Das Zuhause als Ausdruck von Individualität

Zum verbindenden Element zwischen Individuen kann auch die Art und Weise werden, in der sich die Einzigartigkeit ausdrückt. Dabei kann gelebte Individualität die unterschiedlichsten Formen annehmen – auch im eigenen Zuhause und Garten. Für die meisten Menschen bedeutet das Eigenheim Selbstentfaltung. Wo, wenn nicht am individuellen Wohnraum, zeigt sich deutlicher, wer man als Person ist? In den eigenen vier Wänden kann man seinem Stil, seinen Überzeugungen und Vorstellungen maximalen Ausdruck verleihen. Die Baubranche reagiert auf dieses Bedürfnis und bietet eine breite Palette an Auswahlmöglich­keiten bei Materialien und Designs an. Türen, Fenster, Handgriffe, Böden, Tapeten und vieles mehr können bedarfsgerecht auf die Wünsche und Präferenzen der Eigenheimbesitzer zugeschnitten werden. Selbst Psychologen und Architekten arbeiten seit einigen Jahren vermehrt zusammen. Zeig mir dein Zuhause und ich sage dir, wer du bist.

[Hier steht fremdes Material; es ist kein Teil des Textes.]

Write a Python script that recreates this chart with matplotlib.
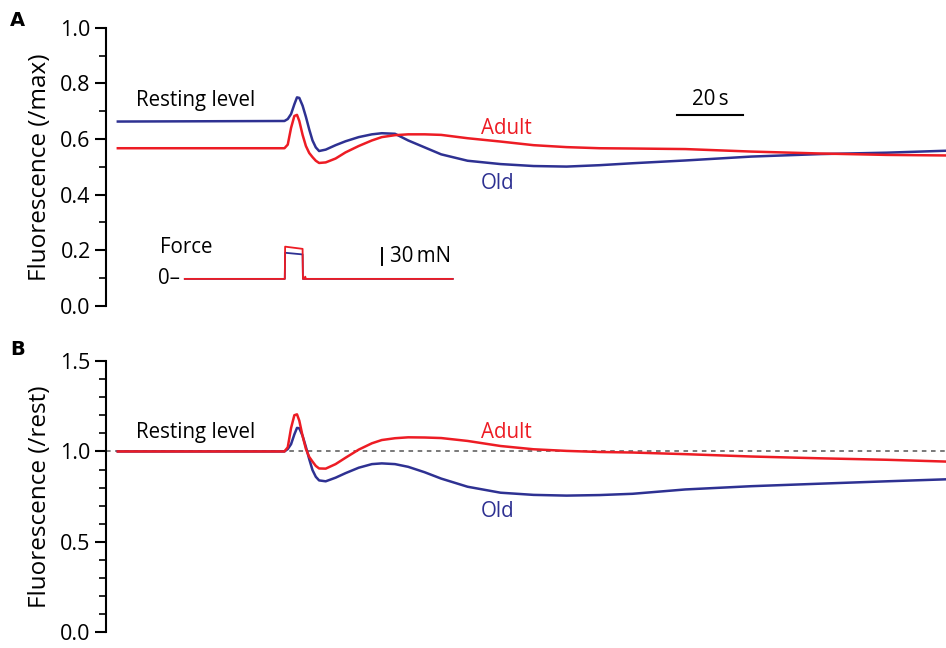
import matplotlib.pyplot as plt
from matplotlib.ticker import MultipleLocator

# Tempo (s) dos pontos
tempo = [0, 50.5, 51.5, 52.5, 53.5, 54.3, 55, 56, 57, 58, 59, 60, 61, 63, 66, 69, 73, 77, 80,
         84, 88, 93, 98, 106, 116, 126, 136, 146, 156, 172, 192, 213, 233, 251]

# Painel A: fluorescencia normalizada pelo maximo
adulto_max = [0.567, 0.567, 0.58, 0.64, 0.683, 0.687, 0.665, 0.615, 0.575, 0.55, 0.535, 0.522,
              0.514, 0.516, 0.53, 0.552, 0.575, 0.595, 0.607, 0.614, 0.617, 0.617, 0.615, 0.603,
              0.591, 0.578, 0.571, 0.567, 0.566, 0.564, 0.555, 0.548, 0.543, 0.541]
velho_max = [0.663, 0.665, 0.672, 0.69, 0.725, 0.75, 0.748, 0.72, 0.68, 0.635, 0.595, 0.57,
             0.557, 0.562, 0.578, 0.592, 0.607, 0.617, 0.621, 0.619, 0.595, 0.57, 0.545, 0.522,
             0.51, 0.503, 0.501, 0.506, 0.513, 0.523, 0.537, 0.546, 0.551, 0.558]

# Painel B: fluorescencia normalizada pelo repouso
adulto_rest = [1.0, 1.0, 1.023, 1.129, 1.2, 1.205, 1.17, 1.085, 1.014, 0.97, 0.944, 0.92, 0.906,
               0.905, 0.93, 0.965, 1.01, 1.045, 1.063, 1.073, 1.078, 1.077, 1.074, 1.058, 1.03,
               1.012, 1.003, 0.997, 0.994, 0.985, 0.972, 0.962, 0.954, 0.944]
velho_rest = [1.0, 1.0, 1.013, 1.04, 1.094, 1.13, 1.128, 1.086, 1.025, 0.958, 0.897, 0.86, 0.84,
              0.835, 0.855, 0.88, 0.91, 0.93, 0.934, 0.93, 0.915, 0.885, 0.85, 0.805, 0.772,
              0.76, 0.756, 0.759, 0.766, 0.79, 0.808, 0.822, 0.835, 0.846]

# Forca (mN)
tempo_forca = [20.3, 50.6, 50.7, 56.0, 56.1, 56.6, 56.8, 57.0, 101.5]
forca_adulto = [0, 0, 58, 54, 0, 0, 4, 0, 0]
forca_velho = [0, 0, 47, 44, 0, 0, 0, 0, 0]

vermelho = '#ed1c24'
azul = '#2e3192'
fonte = 'Open Sans'
plt.rcParams['font.family'] = [fonte, 'DejaVu Sans']

fig = plt.figure(figsize=(9.46, 6.48), dpi=100)
axA = fig.add_axes([0.112, 0.528, 0.888, 0.429])
axB = fig.add_axes([0.112, 0.024, 0.888, 0.419])

for ax in (axA, axB):
    for lado in ('top', 'right', 'bottom'):
        ax.spines[lado].set_visible(False)
    ax.spines['left'].set_linewidth(1.5)
    ax.set_xlim(-3.6, 251)
    ax.set_xticks([])
    ax.tick_params(axis='y', which='major', length=8, width=1.5, labelsize=15.5, pad=3)
    ax.tick_params(axis='y', which='minor', length=5, width=1.2)

# Painel A
axA.plot(tempo, velho_max, color=azul, lw=1.8)
axA.plot(tempo, adulto_max, color=vermelho, lw=1.8)
escala = 0.002  # unidades do eixo por mN
base = 0.097
axA.plot(tempo_forca, [base + f * escala for f in forca_velho], color=azul, lw=1.3)
axA.plot(tempo_forca, [base + f * escala for f in forca_adulto], color=vermelho, lw=1.3)
axA.set_ylim(0, 1.0)
axA.yaxis.set_major_locator(MultipleLocator(0.2))
axA.yaxis.set_minor_locator(MultipleLocator(0.1))
axA.yaxis.set_major_formatter(lambda v, p: f'{v:.1f}')
axA.set_ylabel('Fluorescence (/max)', fontsize=17.5, labelpad=6)

axA.text(5.5, 0.737, 'Resting level', fontsize=14.8, va='center')
axA.text(110, 0.637, 'Adult', fontsize=14.8, color=vermelho, va='center')
axA.text(110, 0.439, 'Old', fontsize=14.8, color=azul, va='center')
axA.text(12.7, 0.21, 'Force', fontsize=14.8, va='center')
axA.text(12.2, base, '0–', fontsize=14.8, va='center')
axA.plot([169.4, 189.4], [0.687, 0.687], color='black', lw=1.5)
axA.text(179.4, 0.705, '20\u2009s', fontsize=14.8, ha='center', va='bottom')
axA.plot([80, 80], [0.147, 0.147 + 30 * escala], color='black', lw=1.4)
axA.text(82.5, 0.177, '30\u2009mN', fontsize=14.8, va='center')
fig.text(0.011, 0.969, 'A', fontsize=14, fontweight='bold', va='center', family='DejaVu Sans')

# Painel B
axB.axhline(1.0, color='#555555', lw=1.1, ls=(0, (3, 3)), zorder=0)
axB.plot(tempo, velho_rest, color=azul, lw=1.8)
axB.plot(tempo, adulto_rest, color=vermelho, lw=1.8)
axB.set_ylim(0, 1.5)
axB.yaxis.set_major_locator(MultipleLocator(0.5))
axB.yaxis.set_minor_locator(MultipleLocator(0.1))
axB.yaxis.set_major_formatter(lambda v, p: f'{v:.1f}')
axB.set_ylabel('Fluorescence (/rest)', fontsize=17.5, labelpad=6)

axB.text(5.5, 1.106, 'Resting level', fontsize=14.8, va='center')
axB.text(110, 1.106, 'Adult', fontsize=14.8, color=vermelho, va='center')
axB.text(110, 0.67, 'Old', fontsize=14.8, color=azul, va='center')
fig.text(0.011, 0.46, 'B', fontsize=14, fontweight='bold', va='center', family='DejaVu Sans')

fig.savefig('out.png', dpi=100)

Wer die Wahl hat, hat die Qual, wie es so schön heisst. Und doch: Ein morgendlicher Kaffee, den man so trinken kann, dass er dem individuellen Geschmack, den eigenen Lebensmittelunverträglichkeiten und Nachhaltigkeitsanschauungen entspricht, ist doch irgendwie ein guter Start in den Tag, oder?

Wohntrend Individualismus

Foto: Keystone / Laif / Cathrine Stukhard

Modulares Bauen: individuelles Baukastenprinzip

Ebenso intelligent in der Raumausnutzung wie die Mikroappartements sind modulare Wohneinheiten oder Häuser. Die einzelnen Module lassen sich nach dem Baukasten­­prinzip zusammensetzen und können flexibel an familiäre und unternehmerische Veränderungen und Lebensmodelle angepasst werden. Ob als Single, später in Partnerschaft, als Familie mit Kindern oder als jemand, der neu von zu Hause aus arbeitet: Anbau oder Aufstockung sind leicht umsetzbar und können auf indi­viduelle Bedürfnisse und Lebenslagen abgestimmt werden.

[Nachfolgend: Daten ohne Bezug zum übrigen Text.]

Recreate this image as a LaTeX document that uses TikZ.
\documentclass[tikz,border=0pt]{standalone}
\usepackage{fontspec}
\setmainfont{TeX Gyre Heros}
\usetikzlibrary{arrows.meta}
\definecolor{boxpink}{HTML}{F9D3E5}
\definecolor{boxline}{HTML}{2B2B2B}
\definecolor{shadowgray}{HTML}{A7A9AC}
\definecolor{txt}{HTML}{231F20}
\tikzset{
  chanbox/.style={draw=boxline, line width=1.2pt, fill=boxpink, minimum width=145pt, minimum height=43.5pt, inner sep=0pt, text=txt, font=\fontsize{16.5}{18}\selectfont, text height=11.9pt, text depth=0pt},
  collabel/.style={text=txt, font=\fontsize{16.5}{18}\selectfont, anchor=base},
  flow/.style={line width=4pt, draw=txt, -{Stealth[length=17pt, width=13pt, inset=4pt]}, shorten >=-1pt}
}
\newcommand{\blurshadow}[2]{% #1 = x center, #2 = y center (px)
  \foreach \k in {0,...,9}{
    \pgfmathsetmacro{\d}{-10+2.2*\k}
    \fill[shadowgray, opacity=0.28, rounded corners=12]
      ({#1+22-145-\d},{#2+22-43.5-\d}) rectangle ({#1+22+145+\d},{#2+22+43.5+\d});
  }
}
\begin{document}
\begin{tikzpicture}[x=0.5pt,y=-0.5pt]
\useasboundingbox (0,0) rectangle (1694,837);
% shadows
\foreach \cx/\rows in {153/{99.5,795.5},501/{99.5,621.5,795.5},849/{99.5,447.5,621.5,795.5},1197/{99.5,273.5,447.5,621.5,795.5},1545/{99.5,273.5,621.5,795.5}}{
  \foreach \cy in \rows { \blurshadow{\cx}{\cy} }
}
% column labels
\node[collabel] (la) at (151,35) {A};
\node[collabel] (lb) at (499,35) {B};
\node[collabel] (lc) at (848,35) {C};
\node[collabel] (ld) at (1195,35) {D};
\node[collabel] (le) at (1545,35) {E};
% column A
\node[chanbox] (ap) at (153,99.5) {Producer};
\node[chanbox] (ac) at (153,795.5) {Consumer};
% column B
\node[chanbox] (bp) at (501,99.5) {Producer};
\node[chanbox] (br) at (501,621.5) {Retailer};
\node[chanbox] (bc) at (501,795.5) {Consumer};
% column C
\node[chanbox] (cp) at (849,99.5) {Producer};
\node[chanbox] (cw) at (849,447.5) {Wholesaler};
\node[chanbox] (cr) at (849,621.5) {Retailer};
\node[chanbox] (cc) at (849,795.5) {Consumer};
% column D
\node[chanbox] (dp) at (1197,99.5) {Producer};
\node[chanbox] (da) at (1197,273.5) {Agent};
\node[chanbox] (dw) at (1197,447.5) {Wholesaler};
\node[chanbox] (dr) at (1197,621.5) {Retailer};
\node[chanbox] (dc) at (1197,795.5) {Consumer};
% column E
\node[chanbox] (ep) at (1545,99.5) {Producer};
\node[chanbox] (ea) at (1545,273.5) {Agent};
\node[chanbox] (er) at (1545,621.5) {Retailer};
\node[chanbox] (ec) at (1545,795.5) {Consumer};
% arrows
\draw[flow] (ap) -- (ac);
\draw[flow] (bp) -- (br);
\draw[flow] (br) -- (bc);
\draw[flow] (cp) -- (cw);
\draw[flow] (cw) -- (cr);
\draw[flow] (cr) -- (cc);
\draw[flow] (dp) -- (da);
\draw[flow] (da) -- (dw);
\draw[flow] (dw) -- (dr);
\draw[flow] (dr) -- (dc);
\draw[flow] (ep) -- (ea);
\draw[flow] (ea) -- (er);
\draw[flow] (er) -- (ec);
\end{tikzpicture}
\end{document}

Quelle: villavals.ch / Foto: zVg Iwan Stöcklin

Das Architektenhaus: der Traum jedes Individualisten

Sie sind das Sinnbild für Individualität beim Hausbau: Architektenhäuser. Von A bis Z nach individuellen Wünschen, kreativen Ideen und finanziellen Vorgaben geplant und gebaut. Wie diese unter­irdische Villa in Vals, die durch die Netflix-Produktion «Die aussergewöhnlichsten Häuser der Welt» Berühmtheit erlangte.

Quelle: schoonschipamsterdam.org/en / Foto: Isabel Nabuurs

Floating Housing: Leben auf dem Wasser

Hausboote sind ein alter Hut. Im Amsterdamer Viertel Schoonschip lebt man gleich in einem schwimmenden Quartier mit 46 einzigartigen Wohneinheiten. Hier steht nicht nur der individuelle Wohnraum im Mittelpunkt, es geht auch um Nachhaltigkeit und sozialen Zusammenhalt. Das Ziel: die nachhaltigste schwimmende Gemeinschaft Europas zu werden. Individuelles Wohnen im Kollektiv sozusagen.

Foto: Getty Images / ExperienceInteriors

Mikroappartements: smart, flexibel, zukunftstauglich

Diese Wohnform für Einzelpersonen erlebt einen wahren Boom. Mikroappartements bieten auf einer Grösse von etwa 30 Qua­dratmetern alles, was man braucht: zum Wohnen, Schlafen, Kochen, Duschen. Sie werden voll- oder teilmöbliert vermietet, sind kostengünstig und eignen sich damit ideal für das Wohnen auf Zeit. Perfekt für mobile Individualisten, die remote arbeiten und neue Städte entdecken wollen.